Now that the Christmas season has officially started, I can finally start blogging about my favorite holiday! One tell-tale sign that Christmas is here is that you start seeing nativity scenes (presépios) in malls, town squares and people’s homes. In Portugal, these scenes tend to be very traditional and the pieces are passed down from generation to generation. But there are two surprising features of Portuguese nativity scenes that make them different to any others in the world.
The making of a Portuguese nativity scene is in itself a process. You have to gather moss, pieces of bark, stones, etc to create the setting and backdrop. You then have to do some creative space planning and figure out where you’re going to place the figurines. This brings us to the first unique feature: the figurines!
The rustic, hand-painted, ceramic figurines can be divided into two types: the religious figures and the cultural figures. The religious figures are the usual holy family, the three kings, the shepherds and their sheep, and the ox and donkey. So far, pretty standard. But then we go and add some completely anachronistic characters to the whole thing (the cultural figures). In a Portuguese nativity scene, you’ll often see a woman carrying a large jug, women carrying goods on their heads, a miller and his windmill, and even a marching band! (Yes, you read that correctly.) In my house, we even have a bridge crossing a little stream and some ducks. All these brightly-colored characters are representative traditional Portuguese life. While you’re busy thinking how random all this sounds (“what are all those people doing there?!”), Portuguese people are actually so accustomed to it, we don’t even question it.

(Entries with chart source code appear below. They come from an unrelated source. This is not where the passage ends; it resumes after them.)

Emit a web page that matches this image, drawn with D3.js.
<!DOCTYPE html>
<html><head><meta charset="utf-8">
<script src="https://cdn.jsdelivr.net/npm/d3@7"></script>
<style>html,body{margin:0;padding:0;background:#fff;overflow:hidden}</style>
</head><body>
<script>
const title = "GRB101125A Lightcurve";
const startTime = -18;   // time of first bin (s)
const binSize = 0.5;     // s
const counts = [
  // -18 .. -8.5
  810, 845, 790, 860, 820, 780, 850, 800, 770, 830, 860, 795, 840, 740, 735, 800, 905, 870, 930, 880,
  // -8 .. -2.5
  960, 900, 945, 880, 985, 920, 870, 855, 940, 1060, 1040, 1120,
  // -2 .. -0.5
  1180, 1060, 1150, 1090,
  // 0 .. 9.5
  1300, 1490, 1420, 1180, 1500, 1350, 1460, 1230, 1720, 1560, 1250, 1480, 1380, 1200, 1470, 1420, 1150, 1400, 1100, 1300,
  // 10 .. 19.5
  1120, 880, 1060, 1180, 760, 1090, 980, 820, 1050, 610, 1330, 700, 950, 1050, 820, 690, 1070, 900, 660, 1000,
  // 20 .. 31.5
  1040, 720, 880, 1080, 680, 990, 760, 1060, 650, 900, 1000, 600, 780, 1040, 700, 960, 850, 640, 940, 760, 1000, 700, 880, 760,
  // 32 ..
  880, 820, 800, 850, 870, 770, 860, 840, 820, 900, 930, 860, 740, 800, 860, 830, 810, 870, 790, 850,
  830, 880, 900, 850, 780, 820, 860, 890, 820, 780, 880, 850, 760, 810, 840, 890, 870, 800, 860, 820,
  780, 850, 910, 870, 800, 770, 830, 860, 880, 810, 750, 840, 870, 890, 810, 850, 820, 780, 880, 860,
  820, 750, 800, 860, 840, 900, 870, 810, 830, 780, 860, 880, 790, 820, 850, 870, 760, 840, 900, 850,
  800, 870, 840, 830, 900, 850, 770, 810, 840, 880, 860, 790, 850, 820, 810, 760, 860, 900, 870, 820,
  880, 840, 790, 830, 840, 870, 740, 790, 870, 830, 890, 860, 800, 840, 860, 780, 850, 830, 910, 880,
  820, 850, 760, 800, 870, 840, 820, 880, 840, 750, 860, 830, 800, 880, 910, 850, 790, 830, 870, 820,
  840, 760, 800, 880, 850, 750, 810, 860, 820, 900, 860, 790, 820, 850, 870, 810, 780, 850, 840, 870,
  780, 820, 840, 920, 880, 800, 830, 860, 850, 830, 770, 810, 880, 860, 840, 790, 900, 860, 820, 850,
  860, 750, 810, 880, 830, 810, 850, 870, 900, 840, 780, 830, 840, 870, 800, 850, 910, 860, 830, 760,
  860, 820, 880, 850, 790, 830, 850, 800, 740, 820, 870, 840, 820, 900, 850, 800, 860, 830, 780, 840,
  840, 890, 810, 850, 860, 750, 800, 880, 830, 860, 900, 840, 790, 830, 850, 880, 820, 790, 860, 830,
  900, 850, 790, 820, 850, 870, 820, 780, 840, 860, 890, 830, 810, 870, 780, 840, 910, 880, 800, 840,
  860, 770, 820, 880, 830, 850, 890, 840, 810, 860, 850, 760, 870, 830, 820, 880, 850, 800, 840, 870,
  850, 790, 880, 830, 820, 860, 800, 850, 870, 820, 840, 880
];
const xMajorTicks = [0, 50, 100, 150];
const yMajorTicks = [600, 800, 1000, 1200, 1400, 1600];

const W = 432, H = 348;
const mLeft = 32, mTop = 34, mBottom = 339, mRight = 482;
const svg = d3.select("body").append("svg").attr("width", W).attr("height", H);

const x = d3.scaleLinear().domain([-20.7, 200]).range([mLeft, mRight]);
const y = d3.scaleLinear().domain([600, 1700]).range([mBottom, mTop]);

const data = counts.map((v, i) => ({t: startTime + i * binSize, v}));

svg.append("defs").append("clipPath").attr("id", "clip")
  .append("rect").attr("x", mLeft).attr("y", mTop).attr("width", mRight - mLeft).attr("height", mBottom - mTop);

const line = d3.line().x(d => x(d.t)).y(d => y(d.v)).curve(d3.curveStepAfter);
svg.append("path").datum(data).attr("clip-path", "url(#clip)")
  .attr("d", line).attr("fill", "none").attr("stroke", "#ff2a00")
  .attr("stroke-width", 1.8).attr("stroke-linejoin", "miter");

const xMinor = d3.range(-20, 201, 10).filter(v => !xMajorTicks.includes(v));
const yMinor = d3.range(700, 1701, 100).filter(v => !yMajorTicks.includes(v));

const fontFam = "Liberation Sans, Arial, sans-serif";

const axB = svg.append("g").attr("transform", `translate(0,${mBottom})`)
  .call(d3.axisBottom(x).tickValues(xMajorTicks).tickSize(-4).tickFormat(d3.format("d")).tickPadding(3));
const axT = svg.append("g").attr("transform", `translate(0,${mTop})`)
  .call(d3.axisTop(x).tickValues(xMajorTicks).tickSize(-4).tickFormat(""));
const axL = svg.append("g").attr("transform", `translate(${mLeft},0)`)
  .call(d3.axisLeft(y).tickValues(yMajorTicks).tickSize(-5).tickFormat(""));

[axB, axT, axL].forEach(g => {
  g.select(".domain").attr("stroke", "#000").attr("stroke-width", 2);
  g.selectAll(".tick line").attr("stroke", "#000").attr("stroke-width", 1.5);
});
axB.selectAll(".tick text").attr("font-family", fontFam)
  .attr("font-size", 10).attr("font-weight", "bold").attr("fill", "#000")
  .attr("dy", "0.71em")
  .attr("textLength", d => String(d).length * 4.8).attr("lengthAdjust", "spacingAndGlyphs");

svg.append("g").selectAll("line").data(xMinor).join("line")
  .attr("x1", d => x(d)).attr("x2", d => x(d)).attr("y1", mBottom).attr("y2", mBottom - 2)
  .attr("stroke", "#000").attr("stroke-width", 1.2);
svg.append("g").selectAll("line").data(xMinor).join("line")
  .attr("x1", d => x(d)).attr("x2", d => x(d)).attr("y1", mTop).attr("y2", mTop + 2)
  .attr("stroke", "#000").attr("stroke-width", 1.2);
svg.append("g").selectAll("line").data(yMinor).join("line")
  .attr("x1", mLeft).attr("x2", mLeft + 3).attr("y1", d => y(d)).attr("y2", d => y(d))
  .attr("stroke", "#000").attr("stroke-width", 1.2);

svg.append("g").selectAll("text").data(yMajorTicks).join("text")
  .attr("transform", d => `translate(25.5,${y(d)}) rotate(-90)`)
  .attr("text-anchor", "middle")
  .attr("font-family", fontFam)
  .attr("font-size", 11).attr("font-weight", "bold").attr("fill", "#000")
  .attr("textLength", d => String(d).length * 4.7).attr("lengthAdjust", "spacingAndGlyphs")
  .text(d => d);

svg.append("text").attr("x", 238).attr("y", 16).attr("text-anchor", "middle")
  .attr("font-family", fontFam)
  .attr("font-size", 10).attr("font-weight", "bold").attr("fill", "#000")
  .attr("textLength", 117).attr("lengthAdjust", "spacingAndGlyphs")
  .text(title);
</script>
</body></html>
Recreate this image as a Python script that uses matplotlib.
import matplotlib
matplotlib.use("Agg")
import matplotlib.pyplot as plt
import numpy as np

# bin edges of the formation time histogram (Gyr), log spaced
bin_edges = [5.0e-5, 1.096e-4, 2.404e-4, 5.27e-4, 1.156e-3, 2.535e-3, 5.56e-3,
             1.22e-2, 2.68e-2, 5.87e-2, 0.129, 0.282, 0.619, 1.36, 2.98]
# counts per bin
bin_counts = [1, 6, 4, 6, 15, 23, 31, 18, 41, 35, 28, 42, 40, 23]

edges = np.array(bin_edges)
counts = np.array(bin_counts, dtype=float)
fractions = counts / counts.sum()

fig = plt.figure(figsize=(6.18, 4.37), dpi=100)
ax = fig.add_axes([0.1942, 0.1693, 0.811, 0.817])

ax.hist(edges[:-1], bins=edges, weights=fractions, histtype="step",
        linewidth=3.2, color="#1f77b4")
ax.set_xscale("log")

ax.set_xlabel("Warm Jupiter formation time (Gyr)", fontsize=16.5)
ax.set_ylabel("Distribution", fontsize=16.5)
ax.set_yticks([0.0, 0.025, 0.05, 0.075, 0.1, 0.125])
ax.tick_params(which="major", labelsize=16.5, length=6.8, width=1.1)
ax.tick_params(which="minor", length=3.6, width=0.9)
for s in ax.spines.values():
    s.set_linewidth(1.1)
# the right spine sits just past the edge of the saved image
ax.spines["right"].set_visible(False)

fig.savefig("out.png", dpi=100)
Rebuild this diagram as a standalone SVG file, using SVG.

The other interesting aspect of Portuguese nativity scenes is really sweet: we leave the manger empty until after Midnight Mass (Missa do Galo) – only then are you supposed to add baby Jesus because that’s when he was born! So fun!
There is another type of nativity scene in Portugal: a baroque, terracotta and cork style that is absolutely stunning. It is more detailed and sophisticated than the style discussed here. When in Portugal, go to Basílica da Estrela to see a gorgeous 500-piece nativity scene which is on permanent display. If Lisbon is too far from you, make your way over to Penela, which has one of the best nativity scenes in the country (only at Christmas time).
On January 6th, on the Kings Day (Dia de Reis), we take down all the Christmas decorations including the nativity scene. See you in 11 months, cute little ceramic figurines!